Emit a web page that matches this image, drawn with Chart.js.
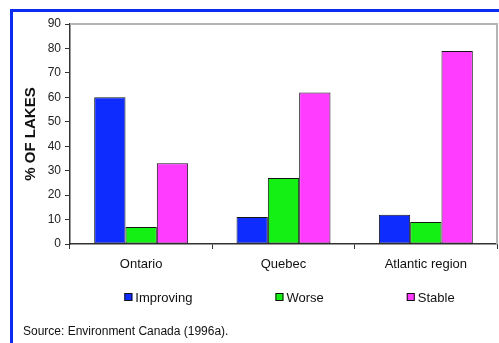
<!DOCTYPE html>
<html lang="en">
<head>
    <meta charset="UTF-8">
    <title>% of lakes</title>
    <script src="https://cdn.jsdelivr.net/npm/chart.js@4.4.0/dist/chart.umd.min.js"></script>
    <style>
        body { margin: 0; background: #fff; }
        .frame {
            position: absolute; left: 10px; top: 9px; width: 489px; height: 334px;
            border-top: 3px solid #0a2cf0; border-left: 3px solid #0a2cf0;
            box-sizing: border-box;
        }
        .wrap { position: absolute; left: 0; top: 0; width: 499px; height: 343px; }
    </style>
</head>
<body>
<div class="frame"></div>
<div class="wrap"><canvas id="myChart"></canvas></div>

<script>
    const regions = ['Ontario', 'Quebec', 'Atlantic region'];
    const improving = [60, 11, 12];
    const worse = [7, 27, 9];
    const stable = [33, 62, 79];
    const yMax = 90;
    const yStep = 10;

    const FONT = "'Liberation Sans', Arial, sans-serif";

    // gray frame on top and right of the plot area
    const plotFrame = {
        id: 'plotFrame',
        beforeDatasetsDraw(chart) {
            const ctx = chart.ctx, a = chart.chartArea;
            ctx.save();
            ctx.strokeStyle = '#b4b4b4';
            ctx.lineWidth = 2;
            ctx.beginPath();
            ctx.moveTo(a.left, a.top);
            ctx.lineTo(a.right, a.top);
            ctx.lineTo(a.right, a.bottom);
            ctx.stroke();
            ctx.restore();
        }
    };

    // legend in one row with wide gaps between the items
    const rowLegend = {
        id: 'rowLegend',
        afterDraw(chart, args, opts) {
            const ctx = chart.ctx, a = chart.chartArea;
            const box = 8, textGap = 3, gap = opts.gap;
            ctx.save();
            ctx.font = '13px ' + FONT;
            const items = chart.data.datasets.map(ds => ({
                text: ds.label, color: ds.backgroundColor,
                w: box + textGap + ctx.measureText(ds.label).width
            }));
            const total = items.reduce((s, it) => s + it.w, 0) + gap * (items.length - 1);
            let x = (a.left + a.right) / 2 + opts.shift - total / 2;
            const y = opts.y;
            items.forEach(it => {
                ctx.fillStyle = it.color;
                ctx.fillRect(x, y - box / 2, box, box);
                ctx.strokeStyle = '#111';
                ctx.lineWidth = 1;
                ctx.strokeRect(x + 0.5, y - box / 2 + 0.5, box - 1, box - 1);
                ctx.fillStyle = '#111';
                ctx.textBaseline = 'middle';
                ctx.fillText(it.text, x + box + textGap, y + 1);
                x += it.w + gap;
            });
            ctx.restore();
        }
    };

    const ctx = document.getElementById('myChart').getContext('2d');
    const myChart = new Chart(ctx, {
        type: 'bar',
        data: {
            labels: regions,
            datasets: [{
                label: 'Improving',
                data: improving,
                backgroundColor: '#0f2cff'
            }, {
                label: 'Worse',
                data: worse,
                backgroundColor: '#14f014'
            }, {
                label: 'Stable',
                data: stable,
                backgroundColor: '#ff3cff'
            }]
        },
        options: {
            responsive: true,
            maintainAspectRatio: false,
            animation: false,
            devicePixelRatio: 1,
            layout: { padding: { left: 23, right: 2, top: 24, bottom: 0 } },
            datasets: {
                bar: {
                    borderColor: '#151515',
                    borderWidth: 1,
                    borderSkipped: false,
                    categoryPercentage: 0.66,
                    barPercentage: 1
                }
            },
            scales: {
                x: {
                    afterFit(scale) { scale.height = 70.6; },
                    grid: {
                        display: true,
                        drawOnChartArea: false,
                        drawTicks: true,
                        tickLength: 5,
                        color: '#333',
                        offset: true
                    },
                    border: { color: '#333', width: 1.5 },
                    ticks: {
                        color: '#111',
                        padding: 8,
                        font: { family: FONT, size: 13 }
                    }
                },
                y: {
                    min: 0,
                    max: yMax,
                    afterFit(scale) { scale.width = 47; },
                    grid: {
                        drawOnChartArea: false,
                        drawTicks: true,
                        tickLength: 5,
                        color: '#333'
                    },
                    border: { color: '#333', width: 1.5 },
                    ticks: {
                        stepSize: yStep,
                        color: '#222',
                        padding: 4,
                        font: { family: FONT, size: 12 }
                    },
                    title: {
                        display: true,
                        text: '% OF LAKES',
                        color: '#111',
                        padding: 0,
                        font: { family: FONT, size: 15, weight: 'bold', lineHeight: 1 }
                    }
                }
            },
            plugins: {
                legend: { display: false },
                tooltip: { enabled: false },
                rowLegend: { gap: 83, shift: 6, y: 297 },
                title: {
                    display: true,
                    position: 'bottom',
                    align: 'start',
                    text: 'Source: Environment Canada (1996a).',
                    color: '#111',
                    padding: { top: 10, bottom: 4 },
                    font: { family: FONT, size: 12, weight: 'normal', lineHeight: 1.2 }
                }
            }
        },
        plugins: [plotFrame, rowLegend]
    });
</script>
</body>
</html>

################

[Exercise aim]
In how many lines of the data does the string "with" appear? Give only the number.

[Answer to the exercise]
2